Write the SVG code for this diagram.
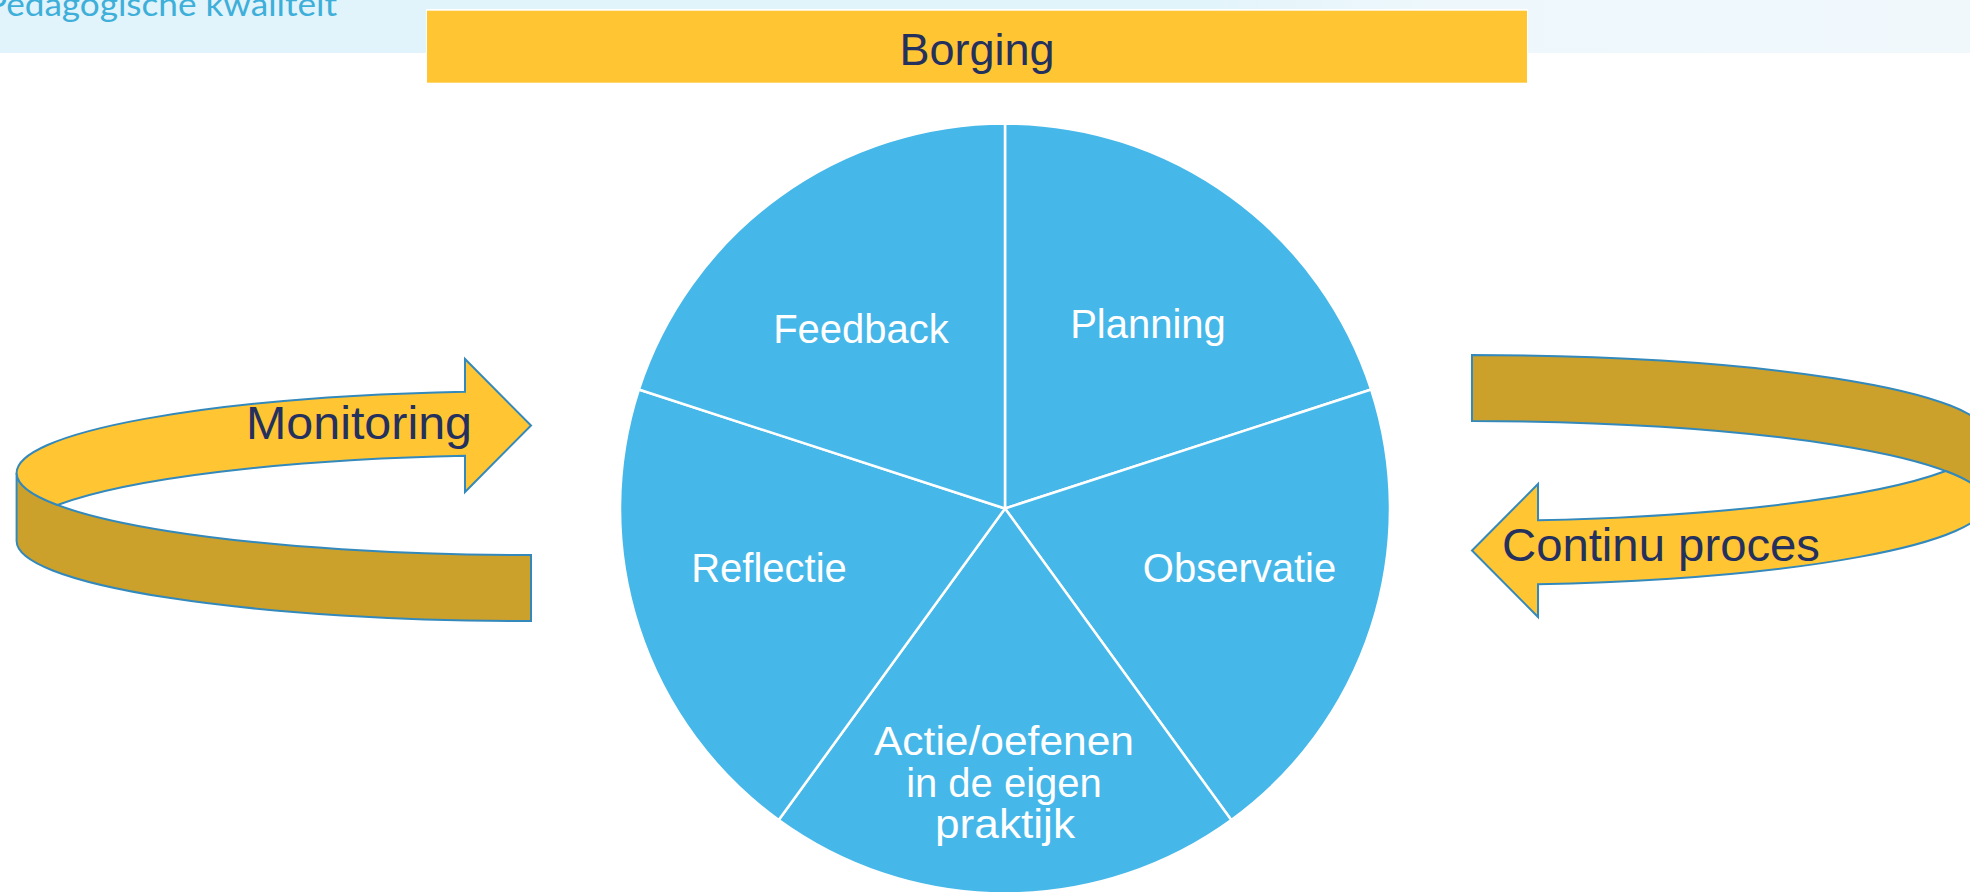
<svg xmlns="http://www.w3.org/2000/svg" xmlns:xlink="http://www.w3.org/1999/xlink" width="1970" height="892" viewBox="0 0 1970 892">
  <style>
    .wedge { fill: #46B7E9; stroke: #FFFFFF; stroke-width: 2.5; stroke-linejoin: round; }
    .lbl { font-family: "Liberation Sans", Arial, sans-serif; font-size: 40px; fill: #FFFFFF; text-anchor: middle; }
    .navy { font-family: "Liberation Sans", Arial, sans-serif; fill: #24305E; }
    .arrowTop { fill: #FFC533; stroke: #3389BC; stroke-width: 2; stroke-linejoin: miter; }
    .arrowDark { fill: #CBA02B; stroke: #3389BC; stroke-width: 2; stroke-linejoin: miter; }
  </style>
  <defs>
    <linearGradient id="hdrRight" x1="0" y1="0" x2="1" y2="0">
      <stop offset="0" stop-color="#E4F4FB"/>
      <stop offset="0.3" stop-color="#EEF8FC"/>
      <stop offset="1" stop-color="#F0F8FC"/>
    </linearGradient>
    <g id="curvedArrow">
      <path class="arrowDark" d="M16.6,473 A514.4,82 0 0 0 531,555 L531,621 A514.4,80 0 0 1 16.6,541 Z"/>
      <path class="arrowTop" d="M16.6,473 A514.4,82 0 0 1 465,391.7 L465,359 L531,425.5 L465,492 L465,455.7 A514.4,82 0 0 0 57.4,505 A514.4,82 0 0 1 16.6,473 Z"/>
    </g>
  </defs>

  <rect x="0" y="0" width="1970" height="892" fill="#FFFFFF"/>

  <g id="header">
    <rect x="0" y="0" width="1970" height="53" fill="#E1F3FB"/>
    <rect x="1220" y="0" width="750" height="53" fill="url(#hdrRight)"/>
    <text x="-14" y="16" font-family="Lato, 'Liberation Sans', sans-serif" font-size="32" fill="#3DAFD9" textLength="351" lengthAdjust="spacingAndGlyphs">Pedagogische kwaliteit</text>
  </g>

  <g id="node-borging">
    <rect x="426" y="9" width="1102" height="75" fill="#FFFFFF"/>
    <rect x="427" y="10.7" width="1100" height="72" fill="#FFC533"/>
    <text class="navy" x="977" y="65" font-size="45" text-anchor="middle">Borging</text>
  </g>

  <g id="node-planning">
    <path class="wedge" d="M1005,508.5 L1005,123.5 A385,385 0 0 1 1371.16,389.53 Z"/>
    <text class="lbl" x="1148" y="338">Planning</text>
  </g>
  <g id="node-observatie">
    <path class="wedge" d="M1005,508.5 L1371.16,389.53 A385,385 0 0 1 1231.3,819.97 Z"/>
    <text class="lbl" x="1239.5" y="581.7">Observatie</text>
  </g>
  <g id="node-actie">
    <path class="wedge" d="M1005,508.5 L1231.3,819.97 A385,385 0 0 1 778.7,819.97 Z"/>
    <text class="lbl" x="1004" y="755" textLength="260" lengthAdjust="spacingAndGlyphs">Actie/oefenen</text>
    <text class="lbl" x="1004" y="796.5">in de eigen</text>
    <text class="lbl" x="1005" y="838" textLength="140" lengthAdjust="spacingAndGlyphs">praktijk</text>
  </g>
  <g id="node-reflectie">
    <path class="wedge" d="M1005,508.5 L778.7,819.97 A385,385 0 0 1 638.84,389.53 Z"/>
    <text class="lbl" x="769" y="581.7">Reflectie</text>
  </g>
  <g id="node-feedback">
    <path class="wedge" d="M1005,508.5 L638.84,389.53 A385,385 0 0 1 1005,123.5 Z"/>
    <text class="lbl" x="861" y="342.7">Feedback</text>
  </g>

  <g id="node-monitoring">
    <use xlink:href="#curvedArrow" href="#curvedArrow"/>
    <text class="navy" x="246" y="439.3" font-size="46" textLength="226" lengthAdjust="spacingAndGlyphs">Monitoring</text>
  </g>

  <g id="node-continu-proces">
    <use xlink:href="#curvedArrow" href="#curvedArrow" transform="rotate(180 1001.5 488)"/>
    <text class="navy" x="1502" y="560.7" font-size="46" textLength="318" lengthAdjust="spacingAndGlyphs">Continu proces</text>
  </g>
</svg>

- - - -

Reproduce the whole listing exactly, but not the images in it.

Write the SVG code for this diagram.
<svg xmlns="http://www.w3.org/2000/svg" xmlns:xlink="http://www.w3.org/1999/xlink" width="1970" height="892" viewBox="0 0 1970 892">
  <style>
    .wedge { fill: #46B7E9; stroke: #FFFFFF; stroke-width: 2.5; stroke-linejoin: round; }
    .lbl { font-family: "Liberation Sans", Arial, sans-serif; font-size: 40px; fill: #FFFFFF; text-anchor: middle; }
    .navy { font-family: "Liberation Sans", Arial, sans-serif; fill: #24305E; }
    .arrowTop { fill: #FFC533; stroke: #3389BC; stroke-width: 2; stroke-linejoin: miter; }
    .arrowDark { fill: #CBA02B; stroke: #3389BC; stroke-width: 2; stroke-linejoin: miter; }
  </style>
  <defs>
    <linearGradient id="hdrRight" x1="0" y1="0" x2="1" y2="0">
      <stop offset="0" stop-color="#E4F4FB"/>
      <stop offset="0.3" stop-color="#EEF8FC"/>
      <stop offset="1" stop-color="#F0F8FC"/>
    </linearGradient>
    <g id="curvedArrow">
      <path class="arrowDark" d="M16.6,473 A514.4,82 0 0 0 531,555 L531,621 A514.4,80 0 0 1 16.6,541 Z"/>
      <path class="arrowTop" d="M16.6,473 A514.4,82 0 0 1 465,391.7 L465,359 L531,425.5 L465,492 L465,455.7 A514.4,82 0 0 0 57.4,505 A514.4,82 0 0 1 16.6,473 Z"/>
    </g>
  </defs>

  <rect x="0" y="0" width="1970" height="892" fill="#FFFFFF"/>

  <g id="header">
    <rect x="0" y="0" width="1970" height="53" fill="#E1F3FB"/>
    <rect x="1220" y="0" width="750" height="53" fill="url(#hdrRight)"/>
    <text x="-14" y="16" font-family="Lato, 'Liberation Sans', sans-serif" font-size="32" fill="#3DAFD9" textLength="351" lengthAdjust="spacingAndGlyphs">Pedagogische kwaliteit</text>
  </g>

  <g id="node-borging">
    <rect x="426" y="9" width="1102" height="75" fill="#FFFFFF"/>
    <rect x="427" y="10.7" width="1100" height="72" fill="#FFC533"/>
    <text class="navy" x="977" y="65" font-size="45" text-anchor="middle">Borging</text>
  </g>

  <g id="node-planning">
    <path class="wedge" d="M1005,508.5 L1005,123.5 A385,385 0 0 1 1371.16,389.53 Z"/>
    <text class="lbl" x="1148" y="338">Planning</text>
  </g>
  <g id="node-observatie">
    <path class="wedge" d="M1005,508.5 L1371.16,389.53 A385,385 0 0 1 1231.3,819.97 Z"/>
    <text class="lbl" x="1239.5" y="581.7">Observatie</text>
  </g>
  <g id="node-actie">
    <path class="wedge" d="M1005,508.5 L1231.3,819.97 A385,385 0 0 1 778.7,819.97 Z"/>
    <text class="lbl" x="1004" y="755" textLength="260" lengthAdjust="spacingAndGlyphs">Actie/oefenen</text>
    <text class="lbl" x="1004" y="796.5">in de eigen</text>
    <text class="lbl" x="1005" y="838" textLength="140" lengthAdjust="spacingAndGlyphs">praktijk</text>
  </g>
  <g id="node-reflectie">
    <path class="wedge" d="M1005,508.5 L778.7,819.97 A385,385 0 0 1 638.84,389.53 Z"/>
    <text class="lbl" x="769" y="581.7">Reflectie</text>
  </g>
  <g id="node-feedback">
    <path class="wedge" d="M1005,508.5 L638.84,389.53 A385,385 0 0 1 1005,123.5 Z"/>
    <text class="lbl" x="861" y="342.7">Feedback</text>
  </g>

  <g id="node-monitoring">
    <use xlink:href="#curvedArrow" href="#curvedArrow"/>
    <text class="navy" x="246" y="439.3" font-size="46" textLength="226" lengthAdjust="spacingAndGlyphs">Monitoring</text>
  </g>

  <g id="node-continu-proces">
    <use xlink:href="#curvedArrow" href="#curvedArrow" transform="rotate(180 1001.5 488)"/>
    <text class="navy" x="1502" y="560.7" font-size="46" textLength="318" lengthAdjust="spacingAndGlyphs">Continu proces</text>
  </g>
</svg>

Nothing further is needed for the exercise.